§ **SHORT TASK**
Quote the data exactly, first line to the line containing "return (H - B - p) / PH", with no pictures.

═════ DATA PROVIDED ═════

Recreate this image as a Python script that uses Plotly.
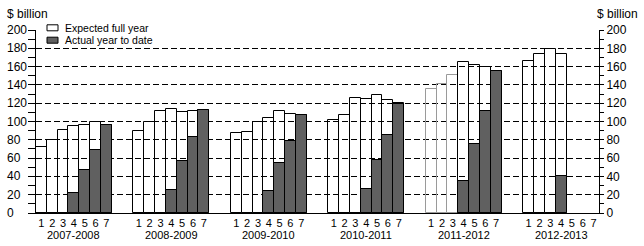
import plotly.graph_objects as go

# ---- data ----
groups = ["2007-2008", "2008-2009", "2009-2010", "2010-2011", "2011-2012", "2012-2013"]
periods = ["1", "2", "3", "4", "5", "6", "7"]
expected = [
    [72.5, 80, 91, 95, 96, 99, 96],
    [90, 99, 111.5, 114, 110, 111.5, 112.5],
    [87, 88.5, 99.5, 104, 111.5, 108, 107],
    [101.5, 107, 125.5, 124.5, 129, 123.5, 120],
    [135, 141, 150.5, 165.5, 162, 159.5, 155.5],
    [166, 174, 179.5, 174, None, None, None],
]
actual = [
    [None, None, None, 22, 47, 69, 96],
    [None, None, None, 25, 56.5, 83, 112.5],
    [None, None, None, 24, 54.5, 79, 107],
    [None, None, None, 26, 58, 85.5, 119],
    [None, None, None, 35, 75.5, 111.5, 155.5],
    [None, None, None, 40.5, None, None, None],
]
ytick_vals = [0, 20, 40, 60, 80, 100, 120, 140, 160, 180, 200]
grid_vals = [20, 40, 60, 80, 100, 120, 140, 160, 180]

# ---- geometry ----
W, H = 644, 246
L, R, T, B = 36, 45, 30, 33
PW, PH = W - L - R, H - T - B
SLOTS = 9  # 7 bars + 2 gap slots per group

def px_x(p):
    return (p - L) / PW

def px_y(p):
    return (H - B - p) / PH

FONT = "Liberation Sans, Arial, Helvetica, sans-serif"
DARK = "#606060"

xs, ye, ya, lc, tv, tt = [], [], [], [], [], []
for g, grp in enumerate(groups):
    for i, per in enumerate(periods):
        pos = g * SLOTS + i
        xs.append(pos)
        ye.append(expected[g][i])
        ya.append(actual[g][i])
        lc.append("#9a9a9a" if (g == 4 and i < 3) else "black")
        tv.append(pos)
        tt.append(per)

fig = go.Figure()
fig.add_trace(go.Bar(
    x=xs, y=ye, width=1, name="Expected full year",
    marker=dict(color="rgba(255,255,255,0)", line=dict(color=lc, width=1)),
    showlegend=False, hoverinfo="skip",
))
fig.add_trace(go.Bar(
    x=xs, y=ya, width=1, name="Actual year to date", yaxis="y2",
    marker=dict(color=DARK, line=dict(color="black", width=1)),
    showlegend=False, hoverinfo="skip",
))

n_slots = len(groups) * SLOTS - 2
fig.update_layout(
    width=W, height=H,
    margin=dict(l=L, r=R, t=T, b=B, pad=0),
    paper_bgcolor="white", plot_bgcolor="white",
    barmode="overlay", bargap=0,
    font=dict(family=FONT, size=12, color="black"),
    xaxis=dict(
        range=[-0.5, n_slots - 0.5], showgrid=False, zeroline=False,
        showline=True, linecolor="black", linewidth=1,
        tickmode="array", tickvals=tv, ticktext=tt, ticks="",
        tickfont=dict(size=11), ticklabelstandoff=0,
    ),
    yaxis=dict(
        range=[0, 200], zeroline=False,
        showline=True, linecolor="black", linewidth=1,
        tickmode="array", tickvals=grid_vals, ticks="outside", ticklen=7,
        tickcolor="black", showticklabels=False,
        showgrid=True, gridcolor="black", gridwidth=1, griddash="6px,3px",
        minor=dict(dtick=10, ticks="outside", ticklen=7, tickcolor="black", showgrid=False),
    ),
    yaxis2=dict(
        overlaying="y", side="right", range=[0, 200],
        showgrid=False, zeroline=False,
        showline=True, linecolor="black", linewidth=1,
        tickmode="array", tickvals=ytick_vals, ticks="outside", ticklen=4,
        tickcolor="black", tickfont=dict(size=12),
        minor=dict(dtick=10, ticks="outside", ticklen=4, tickcolor="black", showgrid=False),
    ),
)

ann = []
# left tick labels (left aligned)
for v in ytick_vals:
    ann.append(dict(x=px_x(5), xref="paper", y=v, yref="y", text=str(v),
                    showarrow=False, xanchor="left", yanchor="middle",
                    font=dict(size=12)))
# year labels
for g, grp in enumerate(groups):
    ann.append(dict(x=g * SLOTS + 3, xref="x", y=px_y(235), yref="paper",
                    text=grp, showarrow=False, xanchor="center", yanchor="middle",
                    font=dict(size=11)))
# unit labels
ann.append(dict(x=px_x(5), xref="paper", y=px_y(13.5), yref="paper", text="$ billion",
                showarrow=False, xanchor="left", yanchor="middle", font=dict(size=12)))
ann.append(dict(x=px_x(640), xref="paper", y=px_y(13.5), yref="paper", text="$ billion",
                showarrow=False, xanchor="right", yanchor="middle", font=dict(size=12)))
# legend
legend_items = [("Expected full year", "white", 27.8), ("Actual year to date", DARK, 40.2)]
shapes = []
for label, col, cy in legend_items:
    shapes.append(dict(type="rect", xref="paper", yref="paper",
                       x0=px_x(47), x1=px_x(58), y0=px_y(cy - 3), y1=px_y(cy + 3),
                       fillcolor=col, line=dict(color="black", width=1)))
    ann.append(dict(x=px_x(63), xref="paper", y=px_y(cy), yref="paper", text=label,
                    showarrow=False, xanchor="left", yanchor="middle",
                    font=dict(size=10.5)))

fig.update_layout(annotations=ann, shapes=shapes)
fig.write_html("out.html")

═════

§ **TASK RESPONSE**
Recreate this image as a Python script that uses Plotly.
import plotly.graph_objects as go

# ---- data ----
groups = ["2007-2008", "2008-2009", "2009-2010", "2010-2011", "2011-2012", "2012-2013"]
periods = ["1", "2", "3", "4", "5", "6", "7"]
expected = [
    [72.5, 80, 91, 95, 96, 99, 96],
    [90, 99, 111.5, 114, 110, 111.5, 112.5],
    [87, 88.5, 99.5, 104, 111.5, 108, 107],
    [101.5, 107, 125.5, 124.5, 129, 123.5, 120],
    [135, 141, 150.5, 165.5, 162, 159.5, 155.5],
    [166, 174, 179.5, 174, None, None, None],
]
actual = [
    [None, None, None, 22, 47, 69, 96],
    [None, None, None, 25, 56.5, 83, 112.5],
    [None, None, None, 24, 54.5, 79, 107],
    [None, None, None, 26, 58, 85.5, 119],
    [None, None, None, 35, 75.5, 111.5, 155.5],
    [None, None, None, 40.5, None, None, None],
]
ytick_vals = [0, 20, 40, 60, 80, 100, 120, 140, 160, 180, 200]
grid_vals = [20, 40, 60, 80, 100, 120, 140, 160, 180]

# ---- geometry ----
W, H = 644, 246
L, R, T, B = 36, 45, 30, 33
PW, PH = W - L - R, H - T - B
SLOTS = 9  # 7 bars + 2 gap slots per group

def px_x(p):
    return (p - L) / PW

def px_y(p):
    return (H - B - p) / PH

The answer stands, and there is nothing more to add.